Second question-I am returning his jar full of yeast. If he uses this does he pitch an entire quart jar into one batch? As I said its 3/4 full of yeast with maybe an inch at most of wort on top. Seems like a lot.
Thoughts?
I attached a photo. The left two jars are barbarian 3rd gen, and the right are s-05 2nd gen. I apologize, whenever I post photos to forums the come out sideways.

IMG_0028.jpg
 
Oh my wash technique-add about a liter of sanitized water to carboy and mix. Dump that into 1/2 gallon jar and let sit. The dry I decanted then split. The barbarian I decanted and added another quart of sanitized water, shook, then let sit. I decanted and poured into jars.
 
First off I just posted a help me for the sideways pics, it frustrates me immensely .... But back to the yeast. Someone correct me if I'm wrong but what is in the jar is not all yeast but yeast and trub. The yeast is whiter than the trub and you can see the color difference as the yeast is lighter and settles on top of the trub. Not to say there is not yeast all the way through but a large concentration is on top. There is a great yeast washing sticky in the yeast forum that got me started a few months ago. I've had great results so far and have 8 or 9 different yeasts in the fridge. What you have is normal if you don't let the trub settle out before you harvest (especially the left pics). Read the washing yeast sticky and you will understand. As for the second question yes you can pitch the whole thing, I usually make a starter with mine. When you wash in the future though you will want to get rid of some of the trub.
 
Thanks! Looks like my mistake was not letting it settle in the carboy before dumping it. Every youtube video says to do it a different way! Any way to settle out the trub now that its split??
 
In the thread link I posted he pours it into a large mason jar, lets that settle than slowly pours the top layer off into smaller jars. That has worked well for me. Honestly I don't even let it separate in the carboy. Ive also read that a lot of people don't even use water and just leave an inch or so of beer in the bottom of the carboy and use that.

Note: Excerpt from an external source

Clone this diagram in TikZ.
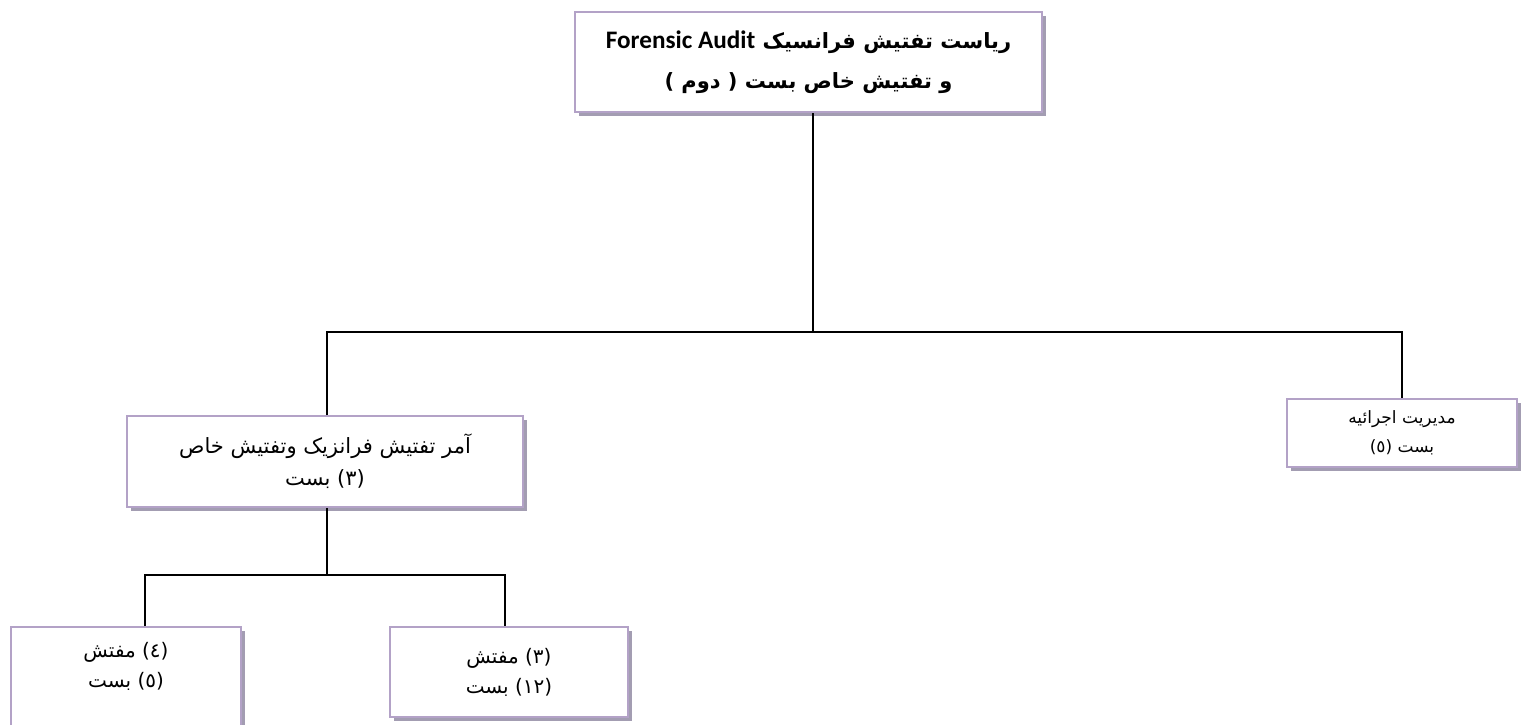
\documentclass[tikz,border=0pt]{standalone}
\usepackage{fontspec}
\usetikzlibrary{shadows}
\TeXXeTstate=1
\newfontfamily\arabicfont[Script=Arabic]{DejaVu Sans}
\newfontfamily\latinbold[Scale=1.2]{Carlito}
\definecolor{boxline}{RGB}{179,162,199}
\definecolor{boxshadow}{RGB}{163,157,178}

\begin{document}
\begin{tikzpicture}[x=1pt,y=-1pt,
  unit/.style={draw=boxline, line width=2pt, fill=white, align=center, inner sep=0pt,
    drop shadow={shadow xshift=4pt, shadow yshift=-4pt, fill=boxshadow, opacity=1}},
  link/.style={line width=1.6pt}]
\useasboundingbox (0,0) rectangle (1521,724);

\node[unit, minimum width=467pt, minimum height=100pt, font=\fontsize{21}{40}\selectfont\bfseries\arabicfont] (head) at (808.5,62)
  {\beginR ریاست تفتیش فرانسیک \beginL{\latinbold Forensic Audit}\endL\endR\\
   \beginR و تفتیش خاص  بست ( دوم )\endR};

\node[unit, minimum width=396pt, minimum height=91pt, font=\fontsize{21}{32}\selectfont\arabicfont] (chief) at (325,461.5)
  {\beginR آمر تفتیش فرانزیک وتفتیش خاص\endR\\ \beginR (٣) بست\endR};
\node[unit, minimum width=230pt, minimum height=68pt, font=\fontsize{17}{29}\selectfont\arabicfont] (exec) at (1402,433)
  {\beginR مدیریت اجرائیه\endR\\ \beginR بست (٥)\endR};

\node[unit, minimum width=230pt, minimum height=100pt, text depth=24pt, font=\fontsize{20}{30}\selectfont\arabicfont] (insp4) at (126,677)
  {\beginR (٤) مفتش\endR\\ \beginR (٥) بست\endR};
\node[unit, minimum width=238pt, minimum height=90pt, font=\fontsize{20}{30}\selectfont\arabicfont] (insp3) at (509,672)
  {\beginR (٣) مفتش\endR\\ \beginR (١٢) بست\endR};

\coordinate (busA) at (813,332);
\coordinate (busB) at (327,575);

\draw[link] (head.south -| busA) -- (busA);
\draw[link] (chief.north -| busB) |- (busA) -| (exec.north);
\draw[link] (chief.south -| busB) -- (busB);
\draw[link] ([xshift=19pt]insp4.north) |- (busB) -| ([xshift=-4pt]insp3.north);

\end{tikzpicture}
\end{document}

Just like you said everyone has a little different way of washing. You could try to warm and shake those jars up then pour the top layer of into smaller jars. The ones on the right would probably make a good starter though, not a whole lot of trub. The left ones I would try to separate.
 
I guess I was under the impression the top layer was beer.....Theyve settled a lot more and look the same as the right jars but the lower section is twice as tall. Every video Ive watched shows them decanting that top layer.